The 2.4 $\mu$m Galaxy Luminosity Function as Measured Using WISE. I. Measurement Techniques

TL;DR

This paper introduces a novel statistical method for measuring galaxy luminosity functions that accounts for complex color selection biases across multiple surveys, enabling more accurate galaxy population studies.

Contribution

It presents a new likelihood-based estimator using the spectro-luminosity functional and a refined parametrization of luminosity function evolution, enhancing analysis of multi-survey galaxy data.

Findings

Developed a general estimator for all color selection biases.

Proposed a new parametrization for luminosity function evolution.
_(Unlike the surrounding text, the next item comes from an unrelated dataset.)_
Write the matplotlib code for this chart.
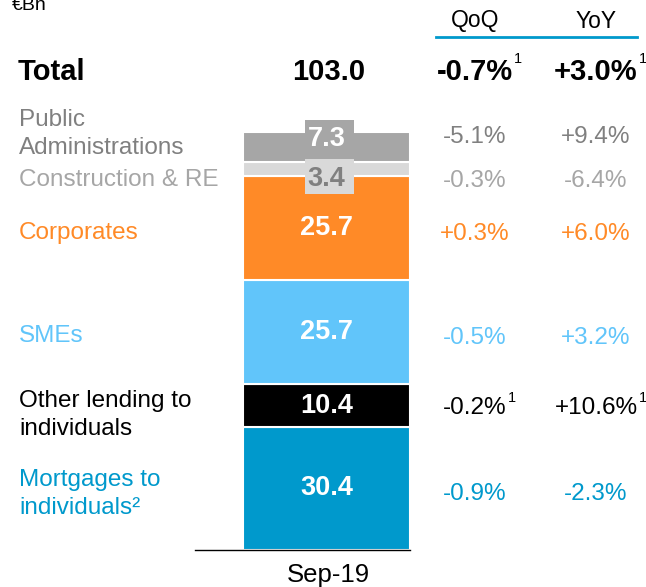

Method will be applied to WISE galaxy data at 2.4 μm.

Abstract

The astronomy community has at its disposal a large back catalog of public spectroscopic galaxy redshift surveys that can be used for the measurement of luminosity functions. Utilizing the back catalog with new photometric surveys to maximum efficiency requires modeling the color selection bias imposed on selection of target galaxies by flux limits at multiple wavelengths. The likelihood derived herein can address, in principle, all possible color selection biases through the use of a generalization of the luminosity function, $\Phi(L)$, over the space of all spectra: the spectro-luminosity functional, $\Psi[L_\nu]$. It is, therefore, the first estimator capable of simultaneously analyzing multiple redshift surveys in a consistent way. We also propose a new way of parametrizing the evolution of the classic Shechter function parameters, $L_\star$ and $\phi_\star$, that improves both the physical realism and statistical performance of the model. The techniques derived in this work will be used in an upcoming paper to measure the luminosity function of galaxies at the rest frame wavelength of $2.4\operatorname{\mu m}$ using the Widefield Infrared Survey Explorer (WISE).